¿Reformar lo que se tiene o arrasar con todo para volver a construir sobre las ruinas? Supongo que es muy difícil para alguien que tiene formación e ideología revolucionaria adaptarse a los lentos acuerdos y desacuerdos del reformismo. El gobierno viene presentando al Congreso una serie de reformas. Hasta se llaman así. Algunas de estas reforman tanto que se vuelven casi revolucionarias, aunque se intenten hacer por el camino democrático (que implica acuerdos y ajustes entre distintas visiones e intereses). Son tantas las reformas presentadas al mismo tiempo que uno se pregunta: ¿esta lluvia de propuestas en los primeros meses de gobierno obedece al cálculo, a la improvisación, o a un deseo de mostrar que las reformas son imposibles y el único camino para el cambio es la revolución?
Si obedecen al cálculo a corto plazo, el razonamiento sería este: ahora que estamos en luna de miel, ahora que el pacto está fresco, estrenando recursos y burocracia, es el momento para que me aprueben lo que pretendo. Hay que aprovechar los altos índices de aprobación, gastarse el capital de la esperanza, y lograr en el primer año lo que quiero sacar adelante: la reforma política, la reforma a la salud, la reforma pensional, la reforma laboral, la ley de sometimiento (Paz Total), y otras más. Sin tener aseguradas unas mayorías sólidas, se intentan pasar como leyes ordinarias (que se pueden aprobar con mayorías simples) lo que parecen ser leyes estatutarias (que requieren más debates y mayorías calificadas). Según uno de los juristas más ecuánimes del país, Rodrigo Uprimny, al menos la reforma a la salud requeriría tramitarse como ley estatutaria. Es decir que la reforma que más a pecho se ha tomado el gobierno, la de la ministra Corcho, estaría viciada desde sus mismas premisas y aunque fuera aprobada por el Congreso, podría ser devuelta por la Corte Constitucional.
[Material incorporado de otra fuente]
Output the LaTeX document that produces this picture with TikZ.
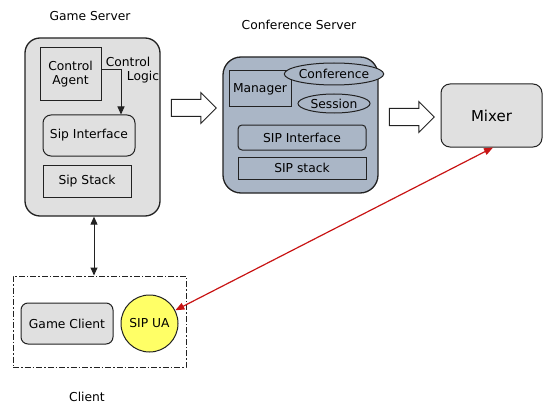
\documentclass[tikz,border=0pt]{standalone}
\usepackage{fontspec}
\setmainfont{DejaVu Sans}
\usetikzlibrary{shapes.geometric,shapes.arrows,arrows.meta}
\definecolor{boxgray}{RGB}{224,224,224}
\definecolor{confblue}{RGB}{170,182,198}
\definecolor{uayellow}{RGB}{255,255,102}
\definecolor{linkred}{RGB}{200,20,20}
\definecolor{edge}{RGB}{34,34,34}
\tikzset{
  every node/.style={font=\fontsize{12.3}{14}\selectfont, text=black, inner sep=0pt},
  block/.style={draw=edge, line width=1pt, fill=#1},
  block/.default=boxgray,
  title/.style={font=\fontsize{12.3}{14}\selectfont},
  oval/.style={ellipse, draw=edge, line width=1pt, fill=confblue},
  hollow/.style={single arrow, draw=edge, line width=1pt, fill=white,
    inner ysep=8pt, inner xsep=0pt, single arrow head extend=7pt,
    single arrow tip angle=90, minimum height=45pt},
  tip/.style={-{Triangle[length=8pt,width=7pt]}},
}
\begin{document}
\begin{tikzpicture}[x=1pt,y=-1pt]
\useasboundingbox (0,0) rectangle (544,404);

% Game server
\node[title] (gstitle) at (90,16) {Game Server};
\node[block, line width=1.3pt, rounded corners=15pt, minimum width=135pt, minimum height=178pt] (gs) at (92.5,127) {};
\node[block, minimum width=61pt, minimum height=53pt, align=center] (agent) at (70.5,74.5) {Control\\Agent};
\node[block, rounded corners=8pt, minimum width=92pt, minimum height=41pt] (sipif) at (89,135.5) {Sip Interface};
\node[block, minimum width=88pt, minimum height=32pt] (sipstack) at (87,181) {Sip Stack};
\node (logic1) at (128,62) {Control};
\node (logic2) at (143,77) {Logic};
\draw[edge, line width=1pt, tip] ([yshift=4.5pt]agent.east) -| ([xshift=32pt]sipif.north);

% Conference server
\node[title] (cstitle) at (299,25) {Conference Server};
\node[block=confblue, line width=1.3pt, rounded corners=18pt, minimum width=155pt, minimum height=136pt] (cs) at (300.5,125) {};
\node[block=confblue, minimum width=62pt, minimum height=36pt] (manager) at (260,89) {Manager};
\node[oval, minimum width=73pt, minimum height=22pt] (conf) at (334,74) {Conference};
\node[oval, minimum width=72pt, minimum height=19pt] (session) at (334,103.5) {Session};
\node[block=confblue, rounded corners=4pt, minimum width=128pt, minimum height=25pt] (csif) at (302,137.5) {SIP Interface};
\node[block=confblue, minimum width=128pt, minimum height=22pt] (csstack) at (302,168) {SIP stack};

% Mixer
\node[block, rounded corners=9pt, minimum width=101pt, minimum height=63pt,
      font=\fontsize{15}{17}\selectfont] (mixer) at (491.5,115.5) {Mixer};

% Flow arrows between the servers
\node[hollow] (flow1) at (189.5,108) {};
\node[hollow] (flow2) at (407.5,117) {};

% Client
\node[draw=edge, line width=1pt, dash pattern=on 6pt off 2pt on 1.5pt off 2pt,
      minimum width=173pt, minimum height=91pt] (client) at (99.5,321.5) {};
\node[block, rounded corners=7pt, minimum width=92pt, minimum height=41pt] (gameclient) at (67,323.5) {Game Client};
\node[circle, draw=edge, line width=1pt, fill=uayellow, minimum size=57pt,
      font=\fontsize{12.3}{14}\selectfont] (ua) at (149.5,323.5) {SIP UA};
\node[title] (clienttitle) at (87,397) {Client};

% Connectors
\draw[edge, line width=1pt, {Triangle[length=8pt,width=7pt]}-{Triangle[length=8pt,width=7pt]}]
  ([xshift=1.5pt]gs.south) -- ([xshift=1.5pt]gs.south |- client.north);
\draw[linkred, line width=1.2pt, {Triangle[length=9pt,width=7pt]}-{Triangle[length=9pt,width=7pt]}]
  (ua) -- ([xshift=1.5pt]mixer.south);
\end{tikzpicture}
\end{document}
Si esta explosión reformista no obedece al cálculo, sino simplemente a la improvisación, a la falta de experiencia, o a un síndrome de hiperactividad con déficit de atención (en un país donde escasean muchos medicamentos, empezando por la Ritalina, que podría moderar la fiebre hiperactiva), entonces nos podemos encontrar con el escenario más probable: un exceso de acciones que fracasan porque no se pueden pactar (reformar es pactar), llevan a un gobierno inerte e ineficaz.
Pero hay un tercer escenario, y quizás el peor. Sería, también, un tipo de cálculo, pero ya no a corto, sino a mediano plazo. Ante la incapacidad de reformar el país, hay que revolucionarlo. Y para esto, en primer lugar, hay que encontrar un culpable. ¿Quiénes se oponen a las reformas que yo he intentado hacer pacíficamente y por las vías democráticas? Toca inventarse un monstruo: el Estado profundo; la oligarquía; la casta empresarial; las instituciones caducas; los medios de comunicación vendidos al capital; el Congreso corrupto e ineficiente; la justicia y las cortes cooptadas por la vieja élite; o todos los anteriores al mismo tiempo, agrupados bajo un gran sustantivo que se pueda fácilmente demonizar. El Establecimiento, por ejemplo. O algún otro todavía por inventar.
Digo que este escenario podría ser el peor porque es el que llevaría la polarización en que vivimos a una gran explosión. Como el Establecimiento (supongamos que este sea el coco) ha impedido y bloqueado todas mis reformas progresistas para el cambio, tengo que hacer el cambio para el que fui elegido por otro camino, sin consensos. ¿Y cuál va a ser ese camino? Podría ser la calle. Pero un pueblo asfixiado por la carestía y la inflación no le suele jalar a la calle para apoyar un gobierno al que identifica con una situación que en vez de mejorar empeora. Si no es la calle, podría ser un proceso constituyente, en el cual nos podríamos enfrascar durante meses o años. Amanecerá y veremos. Eso sí, para ver el amanecer, hay que madrugar y mantener los ojos muy abiertos.